"Selama ini definisi maupun parameter kemiskinan masih lemah, sehingga gambaran angka kemiskinan terlihat positif dibandingkan dengan kenyataannya," katanya di Yogyakarta, Kamis.
Ia mengatakan penghitungan kemiskinan secara moneter yang selama ini digunakan oleh pemerintah pada kenyataannya belum cukup menggambarkan kondisi riil kemiskinan di tingkat daerah.
"Kondisi kemiskinan hanya tergambar secara makro," kata dia.
Kondisi kemiskinan di berbagai wilayah, menurut Hadna, cukup bervariasi, baik antara desa dengan kota, Indonesia bagian barat dan timur, serta Pulau Jawa dengan luar Jawa.

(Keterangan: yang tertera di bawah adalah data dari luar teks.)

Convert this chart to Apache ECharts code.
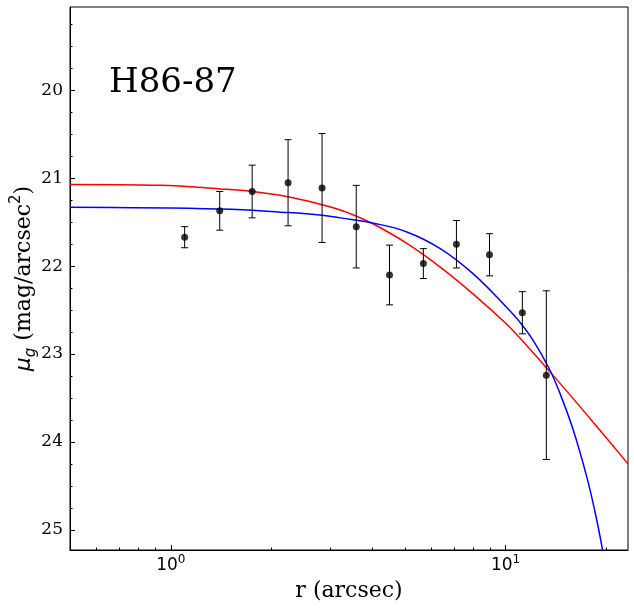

Dengan demikian, menurut dia, data yang diterima tidaki dapat digeneralisasi bahwa persoalan yang dihadapi oleh setiap wilayah adalah sama.

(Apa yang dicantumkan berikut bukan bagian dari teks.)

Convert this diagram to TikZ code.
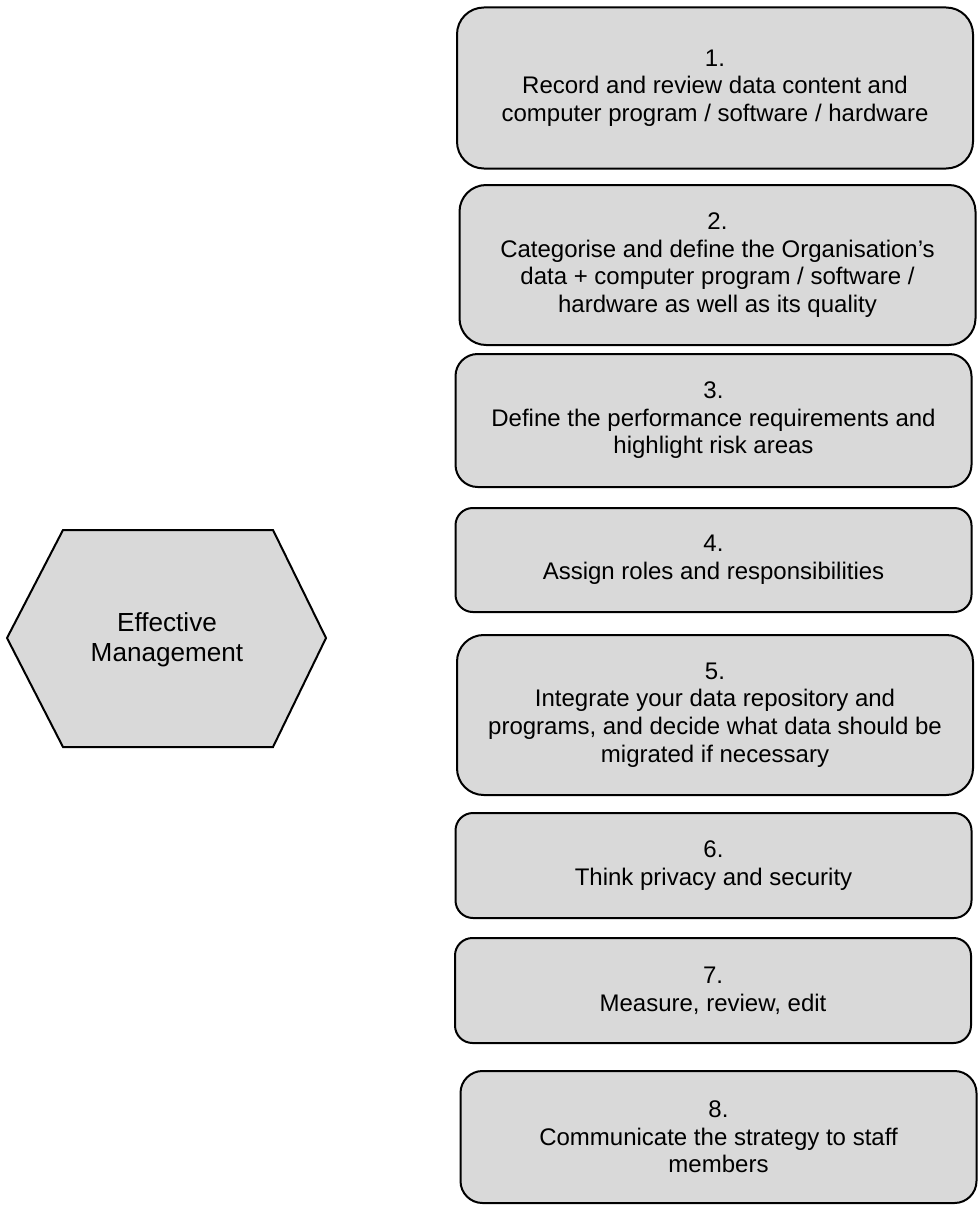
\documentclass[tikz,border=0pt]{standalone}
\usepackage{fontspec}
\setmainfont{Liberation Sans}
\usetikzlibrary{positioning}
\definecolor{emink}{HTML}{000000}
\definecolor{emboxfill}{HTML}{D9D9D9}
\tikzset{
  every picture/.style={font=\fontsize{18}{20.7}\selectfont,text=emink},
  stepbox/.style={draw=emink,fill=emboxfill,line width=1.5pt,align=center,
    inner sep=0pt,minimum width=387pt,minimum height=#1*0.75pt,
    rounded corners=#1*0.125pt},
  hexshape/.style={draw=emink,fill=emboxfill,line width=1.5pt,line join=miter},
  hexlabel/.style={align=center,inner sep=0pt,
    font=\fontsize{19.6}{22.4}\selectfont},
}

\begin{document}
\begin{tikzpicture}[x=0.75pt,y=-0.75pt]
  \path[use as bounding box] (0,0) rectangle (978,1206);
  % Hexagon corners, then the label on top of the fill.
  \coordinate (hexW) at (7,638);
  \coordinate (hexNW) at (63,530);
  \coordinate (hexNE) at (273,530);
  \coordinate (hexE) at (326,638);
  \coordinate (hexSE) at (273,747);
  \coordinate (hexSW) at (63,747);
  \draw[hexshape] (hexW)--(hexNW)--(hexNE)--(hexE)--(hexSE)--(hexSW)--cycle;
  \node[hexlabel] (hub) at (167,640) {Effective\\Management};
  \node[stepbox=161] (step1) at (715,88)
    {1.\\Record and review data content and\\computer program / software / hardware};
  \node[stepbox=160] (step2) at (717.5,265)
    {2.\\Categorise and define the Organisation’s\\data + computer program / software /\\hardware as well as its quality};
  \node[stepbox=133] (step3) at (713.5,420.5)
    {3.\\Define the performance requirements and\\highlight risk areas};
  \node[stepbox=104] (step4) at (713.5,560)
    {4.\\Assign roles and responsibilities};
  \node[stepbox=160] (step5) at (715,715)
    {5.\\Integrate your data repository and\\programs, and decide what data should be\\migrated if necessary};
  \node[stepbox=105] (step6) at (713.5,865.5)
    {6.\\Think privacy and security};
  \node[stepbox=105] (step7) at (713,990.5)
    {7.\\Measure, review, edit};
  \node[stepbox=132] (step8) at (718.5,1137)
    {8.\\Communicate the strategy to staff\\members};
\end{tikzpicture}
\end{document}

Oleh sebab itu, kata dia, perlu kembali dilakukan pembenahan dengan mengubah parameter kemiskinan melalui penghitungan kemiskinan secara multidimensi.

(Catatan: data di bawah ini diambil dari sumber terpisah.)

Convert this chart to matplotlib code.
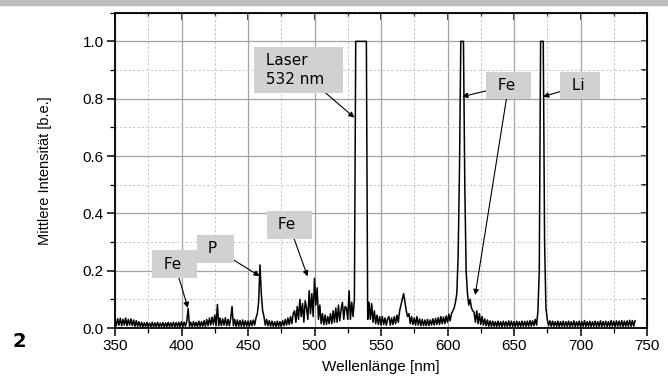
import numpy as np
import matplotlib
matplotlib.use("Agg")
import matplotlib.pyplot as plt
from matplotlib.ticker import MultipleLocator
from matplotlib.patches import Rectangle

# spectrum, one value per nm starting at 350 nm
wl_start = 350
intensity = [
    0.03, 0.008, 0.032, 0.01, 0.034, 0.008, 0.03, 0.01, 0.035, 0.008,
    0.03, 0.01, 0.032, 0.008, 0.028, 0.006, 0.026, 0.006, 0.022, 0.005,
    0.02, 0.004, 0.018, 0.005, 0.02, 0.004, 0.017, 0.005, 0.02, 0.004,
    0.018, 0.005, 0.02, 0.004, 0.017, 0.005, 0.019, 0.004, 0.018, 0.005,
    0.02, 0.004, 0.018, 0.005, 0.02, 0.004, 0.019, 0.005, 0.02, 0.005,
    0.022, 0.005, 0.02, 0.006, 0.025, 0.068, 0.006, 0.02, 0.005, 0.022,
    0.006, 0.02, 0.005, 0.024, 0.006, 0.022, 0.006, 0.026, 0.006, 0.03,
    0.008, 0.035, 0.01, 0.038, 0.012, 0.045, 0.008, 0.082, 0.008, 0.035,
    0.008, 0.032, 0.01, 0.036, 0.008, 0.03, 0.008, 0.034, 0.075, 0.008,
    0.03, 0.006, 0.028, 0.006, 0.026, 0.006, 0.028, 0.006, 0.025, 0.006,
    0.024, 0.006, 0.026, 0.008, 0.028, 0.01, 0.035, 0.05, 0.09, 0.22,
    0.12, 0.06, 0.04, 0.01, 0.03, 0.008, 0.026, 0.006, 0.024, 0.006,
    0.022, 0.005, 0.024, 0.006, 0.022, 0.005, 0.026, 0.008, 0.03, 0.01,
    0.035, 0.012, 0.04, 0.015, 0.05, 0.06, 0.02, 0.075, 0.03, 0.1,
    0.04, 0.085, 0.02, 0.095, 0.07, 0.03, 0.13, 0.05, 0.12, 0.04,
    0.173, 0.08, 0.14, 0.03, 0.08, 0.015, 0.05, 0.012, 0.045, 0.012,
    0.04, 0.015, 0.05, 0.015, 0.06, 0.02, 0.07, 0.02, 0.08, 0.025,
    0.065, 0.09, 0.03, 0.075, 0.07, 0.03, 0.13, 0.03, 0.09, 0.04,
    0.1, 1.0, 1.0, 1.0, 1.0, 1.0, 1.0, 1.0, 1.0, 1.0,
    0.03, 0.09, 0.03, 0.085, 0.02, 0.06, 0.015, 0.045, 0.012, 0.04,
    0.01, 0.04, 0.012, 0.035, 0.01, 0.032, 0.04, 0.01, 0.035, 0.012,
    0.04, 0.015, 0.045, 0.02, 0.06, 0.08, 0.1, 0.12, 0.09, 0.06,
    0.04, 0.05, 0.015, 0.04, 0.012, 0.035, 0.01, 0.04, 0.01, 0.032,
    0.008, 0.03, 0.008, 0.028, 0.008, 0.03, 0.008, 0.028, 0.01, 0.032,
    0.01, 0.034, 0.012, 0.036, 0.012, 0.04, 0.015, 0.038, 0.015, 0.042,
    0.02, 0.048, 0.025, 0.05, 0.06, 0.07, 0.09, 0.12, 0.25, 0.55,
    1.0, 1.0, 1.0, 0.5, 0.2, 0.12, 0.08, 0.1, 0.07, 0.06,
    0.055, 0.02, 0.06, 0.015, 0.05, 0.012, 0.04, 0.01, 0.032, 0.008,
    0.028, 0.006, 0.025, 0.006, 0.024, 0.006, 0.022, 0.005, 0.024, 0.006,
    0.022, 0.005, 0.024, 0.006, 0.022, 0.005, 0.025, 0.006, 0.024, 0.006,
    0.022, 0.005, 0.024, 0.006, 0.022, 0.005, 0.024, 0.006, 0.023, 0.006,
    0.024, 0.006, 0.026, 0.007, 0.025, 0.008, 0.03, 0.01, 0.06, 0.2,
    1.0, 1.0, 1.0, 0.3, 0.07, 0.03, 0.008, 0.025, 0.006, 0.024,
    0.006, 0.022, 0.006, 0.024, 0.005, 0.022, 0.006, 0.024, 0.005, 0.022,
    0.006, 0.024, 0.005, 0.022, 0.006, 0.025, 0.005, 0.022, 0.006, 0.024,
    0.005, 0.022, 0.006, 0.026, 0.005, 0.022, 0.006, 0.024, 0.005, 0.022,
    0.006, 0.024, 0.005, 0.022, 0.006, 0.025, 0.005, 0.023, 0.006, 0.024,
    0.005, 0.022, 0.006, 0.026, 0.006, 0.024, 0.005, 0.025, 0.006, 0.024,
    0.006, 0.026, 0.005, 0.024, 0.006, 0.025, 0.006, 0.027, 0.006, 0.026,
    0.006, 0.025,
]
wavelength = np.arange(wl_start, wl_start + len(intensity))

# labels: (text, box centre, arrow targets)
label_texts = [" Fe  ", " P  ", " Fe  ", " Laser      \n 532 nm  ", " Fe  ", " Li  "]
label_pos = [(395.0, 0.223), (425.4, 0.277), (480.9, 0.360),
             (488.0, 0.901), (645.9, 0.846), (699.9, 0.846)]
label_tips = [[(404.8, 0.07)], [(458.8, 0.181)], [(494.8, 0.18)],
              [(530.0, 0.734)], [(611.0, 0.807), (620.8, 0.115)],
              [(671.8, 0.807)]]

fig = plt.figure(figsize=(6.68, 3.76), dpi=100)
fig.patches.append(Rectangle((0, 1 - 4.5 / 376), 1, 4.5 / 376, transform=fig.transFigure,
                             color="#bdbec2", zorder=0))
ax = fig.add_axes([115 / 668, 1 - 328 / 376, (647 - 115) / 668, (328 - 12.7) / 376])

ax.plot(wavelength, intensity, color="black", lw=1.1, zorder=2)

ax.set_xlim(350, 750)
ax.set_ylim(0, 1.1)
ax.xaxis.set_major_locator(MultipleLocator(50))
ax.xaxis.set_minor_locator(MultipleLocator(25))
ax.yaxis.set_major_locator(MultipleLocator(0.2))
ax.yaxis.set_minor_locator(MultipleLocator(0.1))
ax.yaxis.set_major_formatter(matplotlib.ticker.FormatStrFormatter("%.1f"))

ax.grid(which="major", color="#a3a3a3", lw=0.9, ls="-", zorder=0)
ax.grid(which="minor", color="#c8c8c8", lw=0.7, ls=(0, (2.5, 2)), zorder=0)
ax.set_axisbelow(True)

for s in ax.spines.values():
    s.set_linewidth(1.3)
ax.tick_params(which="major", direction="out", length=6, width=1.1,
               labelsize=11, labelfontfamily="Liberation Sans", pad=2)
ax.tick_params(which="minor", direction="out", length=3.5, width=0.9)

top = ax.secondary_xaxis("top")
top.xaxis.set_major_locator(MultipleLocator(50))
top.xaxis.set_minor_locator(MultipleLocator(25))
top.tick_params(which="major", direction="in", length=5, width=1.1, labeltop=False)
top.tick_params(which="minor", direction="in", length=3, width=0.9)
right = ax.secondary_yaxis("right")
right.yaxis.set_major_locator(MultipleLocator(0.2))
right.yaxis.set_minor_locator(MultipleLocator(0.1))
right.tick_params(which="both", direction="in", length=4, width=1.1, labelright=False)

ax.set_xlabel("Wellenlänge [nm]", family="Liberation Sans", fontsize=11, labelpad=5)
ax.set_ylabel("Mittlere Intensität [b.e.]", family="Liberation Sans", fontsize=10.5, labelpad=22)

box = dict(boxstyle="square,pad=0.42", fc="#d0d1d1", ec="none")
arrow = dict(arrowstyle="-|>", color="black", lw=0.8, mutation_scale=8, shrinkA=0, shrinkB=0)
for txt, pos, tips in zip(label_texts, label_pos, label_tips):
    for tip in tips[1:]:
        ax.annotate("", xy=tip, xytext=pos, arrowprops=arrow, zorder=3)
    ax.annotate(txt, xy=tips[0], xytext=pos, ha="center", va="center",
                multialignment="left", fontsize=11, family="DejaVu Sans",
                linespacing=1.3, bbox=box, arrowprops=arrow, zorder=4)

fig.text(19 / 668, 1 - 341.5 / 376, "2", fontsize=14, weight="bold",
         ha="center", va="center")

fig.savefig("out.png", dpi=100)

Dengan demikian, katanya, hal itu mampu menggambarkan kemiskinan yang bersifat kompleks dan mewakili kondisi lokal.
Pemerintah melalui Badan Pusat Statistik (BPS), menurut dia, juga harus lebih transparan, akuntabel, dan dapat dipertanggungjawabkan.
"Ini penting karena apabila data salah, maka respons kebijakannya pun kemungkinan salah," kata dia.
Selain itu, menurut Hadna, guna mengatasi persoalan kemiskinan sekaligus ketimpangan, pemerintah sebetulnya juga dapat mendorong masing-masing daerah mengembangkan parameter kemiskinan yang lebih kontekstual dan mampu mencerminkan kondisi riil masyarakat setempat.
Parameter yang disesuaikan dengan kondisi riil daerah tersebut, kata dia, bisa lebih mudah digunakan sebagai basis data dalam pelaksanaan program-program pengentasan kemiskinan di masing-masing daerah.